In the not too distant past, I finally got around to filling up the kids' sandbox. I purchased the sand from Lowe's. It was labeled 'play sand' but a more accurate name would be '50-50-mix-of-sand-and-gravel-that-is-impossible-to-build-with.' That rolls trippingly off the tongue, yes? Suffice it to say that Q often come inside with pockets filled with pebbles.
He was particularly proud of one 'shiny' pebble (translation: smooth) and presented it to me as a gift. It was promptly knocked off the table and lost forever on the remarkably pebble-colored carpet. Except that it wasn't. I located his perfect pebble and put it back on the side table for him to find.
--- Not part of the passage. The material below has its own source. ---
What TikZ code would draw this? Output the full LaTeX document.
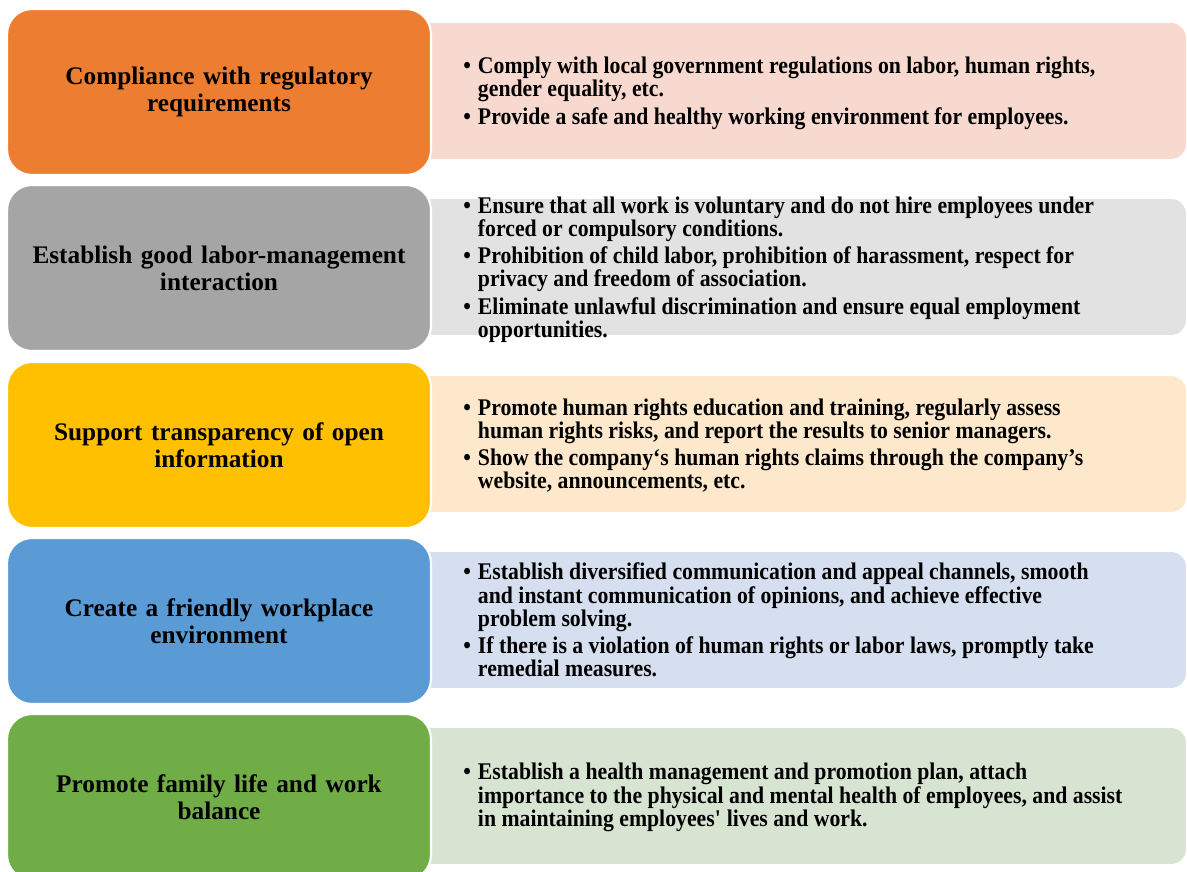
\documentclass[tikz,border=0pt]{standalone}
\usepackage{fontspec}
\setmainfont{Liberation Serif}
\newfontfamily\condfont[FakeStretch=0.91]{Liberation Serif}
\usetikzlibrary{positioning}

\definecolor{cOrange}{HTML}{ED7D31}
\definecolor{cGray}{HTML}{A5A5A5}
\definecolor{cYellow}{HTML}{FFC000}
\definecolor{cBlue}{HTML}{5B9BD5}
\definecolor{cGreen}{HTML}{70AD47}
\definecolor{lOrange}{HTML}{F8D9CF}
\definecolor{lGray}{HTML}{E2E2E2}
\definecolor{lYellow}{HTML}{FEE8CB}
\definecolor{lBlue}{HTML}{D6DFEF}
\definecolor{lGreen}{HTML}{D8E4D2}

% bullet list set in two columns: bullet, text
\newcommand{\bullist}[1]{{\condfont\bfseries\fontsize{13.6}{12.2}\selectfont
  \begin{tabular}{@{}l@{\hspace{4pt}}l@{}}#1\end{tabular}}}
\newcommand{\bul}{\textbullet}

\begin{document}
\begin{tikzpicture}[
    x=0.02cm, y=-0.02cm,
    head/.style={rectangle, rounded corners=0.5cm, draw=white, line width=1.2pt,
      minimum width=8.48cm, minimum height=3.32cm, text width=7.8cm, align=center,
      inner sep=0pt, font=\bfseries\fontsize{14.4}{15.3}\selectfont},
    panel/.style={rectangle, rounded corners=0.3cm, minimum width=15.72cm,
      minimum height=2.72cm},
    points/.style={anchor=west, inner sep=0pt, align=left}
  ]
  \clip (0,0) rectangle (1187,872);

  % light panels on the right
  \node[panel, fill=lOrange] (p1) at (793,91)  {};
  \node[panel, fill=lGray]   (p2) at (793,267) {};
  \node[panel, fill=lYellow] (p3) at (793,444) {};
  \node[panel, fill=lBlue]   (p4) at (793,620) {};
  \node[panel, fill=lGreen]  (p5) at (793,796) {};

  % coloured headings on the left
  \node[head, fill=cOrange] (h1) at (219,92)  {Compliance with regulatory\\requirements};
  \node[head, fill=cGray]   (h2) at (219,268) {Establish good labor-management\\interaction};
  \node[head, fill=cYellow] (h3) at (219,445) {Support transparency of open\\information};
  \node[head, fill=cBlue]   (h4) at (219,621) {Create a friendly workplace\\environment};
  \node[head, fill=cGreen]  (h5) at (219,797) {Promote family life and work\\balance};

  % bullet texts
  \node[points] (t1) at (463,94) {\bullist{
    \bul & Comply with local government regulations on labor, human rights,\\
         & gender equality, etc.\\[2.3pt]
    \bul & Provide a safe and healthy working environment for employees.}};
  \node[points] (t2) at (463,270) {\bullist{
    \bul & Ensure that all work is voluntary and do not hire employees under\\
         & forced or compulsory conditions.\\[2.3pt]
    \bul & Prohibition of child labor, prohibition of harassment, respect for\\
         & privacy and freedom of association.\\[2.3pt]
    \bul & Eliminate unlawful discrimination and ensure equal employment\\
         & opportunities.}};
  \node[points] (t3) at (463,447) {\bullist{
    \bul & Promote human rights education and training, regularly assess\\
         & human rights risks, and report the results to senior managers.\\[2.3pt]
    \bul & Show the company‘s human rights claims through the company’s\\
         & website, announcements, etc.}};
  \node[points] (t4) at (463,623) {\bullist{
    \bul & Establish diversified communication and appeal channels, smooth\\
         & and instant communication of opinions, and achieve effective\\
         & problem solving.\\[2.3pt]
    \bul & If there is a violation of human rights or labor laws, promptly take\\
         & remedial measures.}};
  \node[points] (t5) at (463,798) {\bullist{
    \bul & Establish a health management and promotion plan, attach\\
         & importance to the physical and mental health of employees, and assist\\
         & in maintaining employees\textquotesingle{} lives and work.}};
\end{tikzpicture}
\end{document}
Fast forward to dinner prep this evening. T and I were discussing his whirlwind trip to the ranch when Q came into the kitchen. I honestly can't remember what he was saying - a lot of his narrative is difficult to follow - when the words "rock in my nose" jumped out and set off maternal alarm bells.
Sure enough, upon further inspection, his shiny rock was shoved impressively far up his right nostril. I had a moment of blind panic when I contemplated swooping him up and rushing him to the ER for immediate removal of the offending nostril nugget. Then I remembered a similar situation on a Royal Pains. The PA dislodged a nose noodle by covering up the other nostril and blowing into the boy's mouth. She was immediately successful and not the least bit covered in snot.
It didn't go nearly that smoothly on my end. The blowing into Q's mouth, made him laugh like crazy, but didn't move the pebble. I finally just covered up the other nostril and told him to blow his nose. He moved it down a little and I squeezed it out like a zit. It was like his nose was giving birth. Shudder. Man, skin is stretchy!
So I guess that was a milestone. I was going to throw the nasty thing away, but T made me save it. Well, wash it off and save it. He wants to keep it for Q's baby book. Can you imagine that scrapbook page? Boys are so weird.